Without the pictures, print the lines running from the beginning of the material to the line containing "linestyle=(0, (3, 1.5)), linewidth=1.5, zorder=3)", both ends included.

## start Records provided

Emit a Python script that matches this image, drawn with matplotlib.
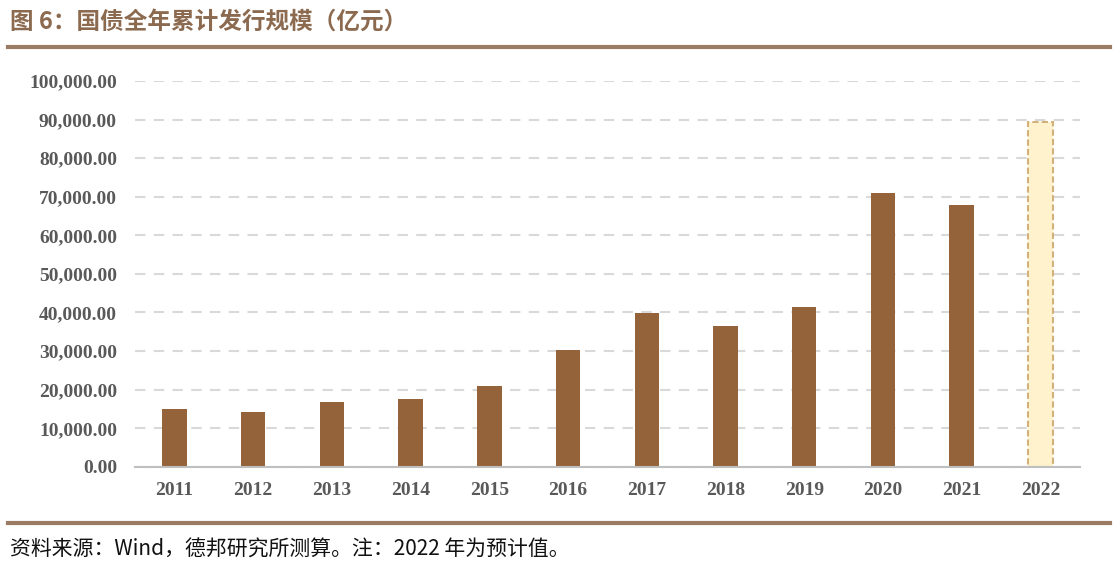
import matplotlib.pyplot as plt
from matplotlib.ticker import FuncFormatter

years = ['2011', '2012', '2013', '2014', '2015', '2016', '2017', '2018',
         '2019', '2020', '2021', '2022']
issuance = [15100, 14300, 16800, 17600, 20900, 30400, 39800, 36500,
            41500, 71000, 67800, 89400]
forecast_year = '2022'

plt.rcParams['font.family'] = ['Noto Sans CJK SC', 'DejaVu Sans']

fig = plt.figure(figsize=(11.18, 5.70), dpi=100)
ax = fig.add_axes([0.1208, 0.181, 0.845, 0.677])

actual_x = [i for i, y in enumerate(years) if y != forecast_year]
actual_v = [v for y, v in zip(years, issuance) if y != forecast_year]
fc_x = [i for i, y in enumerate(years) if y == forecast_year]
fc_v = [v for y, v in zip(years, issuance) if y == forecast_year]

ax.bar(actual_x, actual_v, width=0.31, color='#956339', zorder=3)
ax.bar(fc_x, fc_v, width=0.31, color='#FFF2CC', edgecolor='#D2B27A',
       linestyle=(0, (3, 1.5)), linewidth=1.5, zorder=3)

ax.set_xlim(-0.5, len(years) - 0.5)
ax.set_ylim(0, 100000)
ax.set_yticks(range(0, 100001, 10000))
ax.yaxis.set_major_formatter(FuncFormatter(lambda v, p: f'{v:,.2f}'))
ax.set_xticks(range(len(years)))
ax.set_xticklabels(years)

ax.grid(axis='y', color='#D9D9D9', linestyle=(0, (5, 4)), linewidth=1.5, zorder=0)
for s in ['top', 'right', 'left']:
    ax.spines[s].set_visible(False)
ax.spines['bottom'].set_color('#BFBFBF')
ax.spines['bottom'].set_linewidth(1.5)
ax.spines['bottom'].set_zorder(4)
ax.tick_params(length=0)
ax.tick_params(axis='y', pad=13)
ax.tick_params(axis='x', pad=11)
for lab in ax.get_yticklabels() + ax.get_xticklabels():
    lab.set_fontfamily('Liberation Serif')
    lab.set_fontweight('bold')
    lab.set_fontsize(14)
    lab.set_color('#595959')

fig.text(0.009, 0.962, '图 6：国债全年累计发行规模（亿元）', fontsize=17,
         fontweight='bold', color='#8B6A4F', va='center', ha='left')
fig.add_artist(plt.Line2D([0.007, 0.993], [0.917, 0.917], color='#9C7B64',
                          linewidth=3, transform=fig.transFigure))
fig.add_artist(plt.Line2D([0.007, 0.993], [0.082, 0.082], color='#9C7B64',
                          linewidth=3, transform=fig.transFigure))
fig.text(0.009, 0.035, '资料来源：Wind，德邦研究所测算。注：2022 年为预计值。',
         fontsize=15, color='#111111', va='center', ha='left')

fig.savefig('out.png', dpi=100)
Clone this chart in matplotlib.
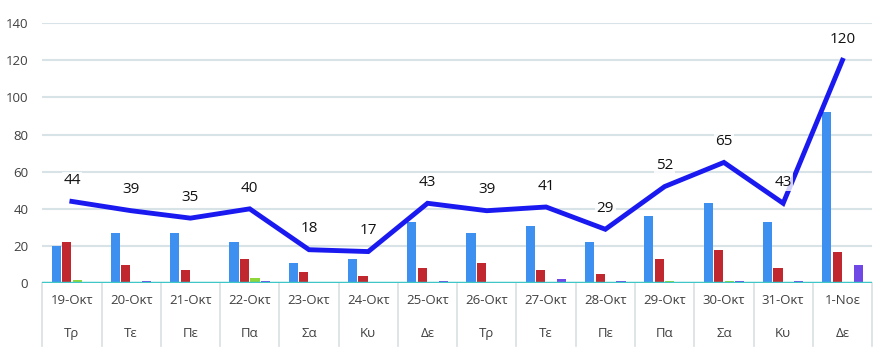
import matplotlib.pyplot as plt
import numpy as np

plt.rcParams['font.family'] = ['Open Sans', 'DejaVu Sans']

dates = ["19-Οκτ", "20-Οκτ", "21-Οκτ", "22-Οκτ", "23-Οκτ", "24-Οκτ", "25-Οκτ",
         "26-Οκτ", "27-Οκτ", "28-Οκτ", "29-Οκτ", "30-Οκτ", "31-Οκτ", "1-Νοε"]
days = ["Τρ", "Τε", "Πε", "Πα", "Σα", "Κυ", "Δε",
        "Τρ", "Τε", "Πε", "Πα", "Σα", "Κυ", "Δε"]

blue = [20, 27, 27, 22, 11, 13, 33, 27, 31, 22, 36, 43, 33, 92]
red = [22, 10, 7, 13, 6, 4, 8, 11, 7, 5, 13, 18, 8, 17]
green = [1.5, 0, 0, 3, 0, 0, 0, 0, 0, 0, 1, 1, 0, 0.7]
purple = [0, 1, 0, 1, 0, 0, 1, 0, 2.5, 1, 0, 1, 1, 10]
total = [44, 39, 35, 40, 18, 17, 43, 39, 41, 29, 52, 65, 43, 120]

x = np.arange(len(dates))

fig = plt.figure(figsize=(8.8, 3.5), dpi=100)
ax = fig.add_axes([0.048, 0.191, 0.943, 0.743])

# grid
for v in range(20, 141, 20):
    ax.axhline(v, color='#d8e3e8', lw=1.5, zorder=0)

w = 0.155
step = 0.177
series = [(blue, '#3d8ff0'), (red, '#c1272f'), (green, '#8ed63a'), (purple, '#7048e6')]
for k, (vals, col) in enumerate(series):
    ax.bar(x + (k - 1.5) * step, vals, width=w, color=col, zorder=2)

ax.axhline(0, color='#3fc6c6', lw=2.5, zorder=3)

ax.plot(x, total, color='#1a1af0', lw=3.5, zorder=4, solid_joinstyle='miter')
for xi, t in zip(x, total):
    ax.annotate(str(t), (xi, t), xytext=(0, 15), textcoords='offset points',
                ha='center', va='center', fontsize=11, color='#111111',
                bbox=dict(boxstyle='square,pad=0.1', fc='white', ec='none', alpha=0.8),
                zorder=5)

ax.set_xlim(-0.5, 13.5)
ax.set_ylim(0, 140)
ax.set_yticks(range(0, 141, 20))
ax.tick_params(axis='y', length=0, pad=10, labelsize=9.5, labelcolor='#404040')
ax.set_xticks([])
for s in ax.spines.values():
    s.set_visible(False)

# two-level category axis
tr = ax.get_xaxis_transform()
for xi, d, dy in zip(x, dates, days):
    ax.text(xi, -0.065, d, transform=tr, ha='center', va='center',
            fontsize=9.5, color='#404040')
    ax.text(xi, -0.195, dy, transform=tr, ha='center', va='center',
            fontsize=9.5, color='#404040')
for b in np.arange(-0.5, 14, 1):
    ax.plot([b, b], [0, -0.24], transform=tr, color='#d9dfe3', lw=1.2, clip_on=False)

fig.savefig('out.png', dpi=100)
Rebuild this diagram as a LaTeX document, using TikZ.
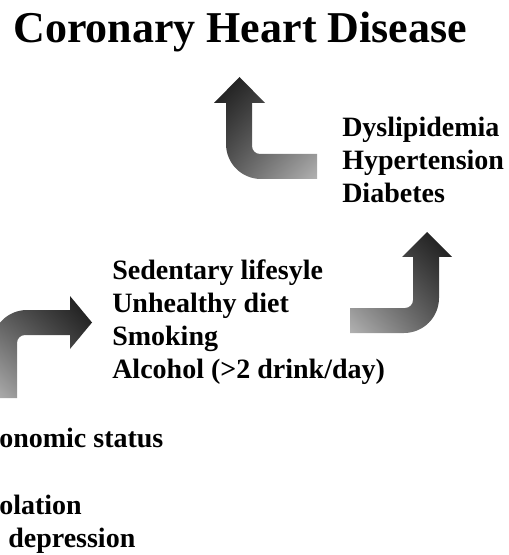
\documentclass[tikz,border=0pt]{standalone}
\usepackage{fontspec}
\setmainfont{Liberation Serif}
\usepackage{tikz}
\usetikzlibrary{shadings}

\definecolor{headgray}{RGB}{22,22,22}
\definecolor{midgray}{RGB}{80,80,80}
\definecolor{tailgray}{RGB}{178,178,178}

\tikzset{
  titletext/.style={font=\fontsize{33}{36}\selectfont\bfseries, inner sep=0pt},
  risktext/.style={font=\fontsize{21}{24.75}\selectfont\bfseries, inner sep=0pt, align=left},
  rightarrow/.style={lower left=tailgray, upper right=headgray, upper left=midgray, lower right=midgray},
  leftarrow/.style={lower right=tailgray, upper left=headgray, upper right=midgray, lower left=midgray},
}

\begin{document}
\begin{tikzpicture}[x=0.75pt,y=0.75pt,yscale=-1,xscale=1]
\path[use as bounding box] (0,0) rectangle (508,555);
\clip (0,0) rectangle (508,555);

%Shape: Bent Arrow (bottom left)
\shade[rightarrow] (-8,398) -- (-8,345) arc[start angle=180, end angle=270, radius=35] -- (70,310) -- (70,296) -- (92,322.5) -- (70,349) -- (70,335) -- (25,335) arc[start angle=270, end angle=180, radius=8] -- (17,398) -- cycle;

%Shape: Bent Arrow (bottom right)
\shade[rightarrow] (350,308) -- (405,308) arc[start angle=90, end angle=0, radius=8] -- (413,257) -- (402,257) -- (427,232) -- (452,257) -- (439,257) -- (439,298) arc[start angle=0, end angle=90, radius=35] -- (350,333) -- cycle;

%Shape: Bent Arrow (top left)
\shade[leftarrow] (317,154) -- (260,154) arc[start angle=90, end angle=180, radius=8] -- (252,103) -- (265,103) -- (239.5,77) -- (214,103) -- (226,103) -- (226,144) arc[start angle=180, end angle=90, radius=35] -- (317,179) -- cycle;

% Text Node
\draw (13,43) node (chd) [titletext, anchor=base west] {Coronary Heart Disease};
% Text Node
\draw (342,117) node (metabolic) [risktext, anchor=north west] {Dyslipidemia\\Hypertension\\Diabetes};
% Text Node
\draw (112,260) node (lifestyle) [risktext, anchor=north west] {Sedentary lifesyle\\Unhealthy diet\\Smoking\\Alcohol (>2 drink/day)};
% Text Node
\draw (-1,447) node (ses) [risktext, anchor=base west] {onomic status};
% Text Node
\draw (-1,514) node (isolation) [risktext, anchor=base west] {olation};
% Text Node
\draw (8,547) node (depression) [risktext, anchor=base west] {depression};

\end{tikzpicture}
\end{document}
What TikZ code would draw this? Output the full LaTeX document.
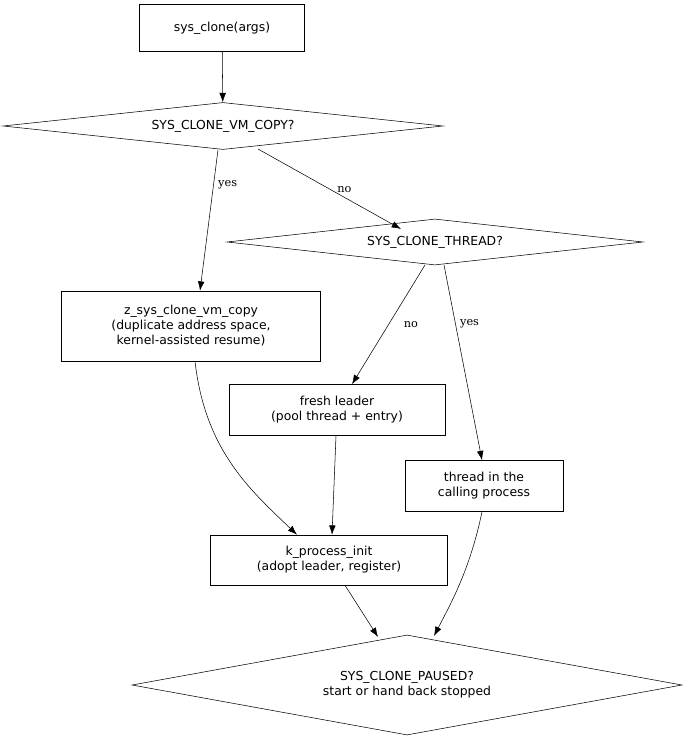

## end Records provided

The result -
Emit a Python script that matches this image, drawn with matplotlib.
import matplotlib.pyplot as plt
from matplotlib.ticker import FuncFormatter

years = ['2011', '2012', '2013', '2014', '2015', '2016', '2017', '2018',
         '2019', '2020', '2021', '2022']
issuance = [15100, 14300, 16800, 17600, 20900, 30400, 39800, 36500,
            41500, 71000, 67800, 89400]
forecast_year = '2022'

plt.rcParams['font.family'] = ['Noto Sans CJK SC', 'DejaVu Sans']

fig = plt.figure(figsize=(11.18, 5.70), dpi=100)
ax = fig.add_axes([0.1208, 0.181, 0.845, 0.677])

actual_x = [i for i, y in enumerate(years) if y != forecast_year]
actual_v = [v for y, v in zip(years, issuance) if y != forecast_year]
fc_x = [i for i, y in enumerate(years) if y == forecast_year]
fc_v = [v for y, v in zip(years, issuance) if y == forecast_year]

ax.bar(actual_x, actual_v, width=0.31, color='#956339', zorder=3)
ax.bar(fc_x, fc_v, width=0.31, color='#FFF2CC', edgecolor='#D2B27A',
       linestyle=(0, (3, 1.5)), linewidth=1.5, zorder=3)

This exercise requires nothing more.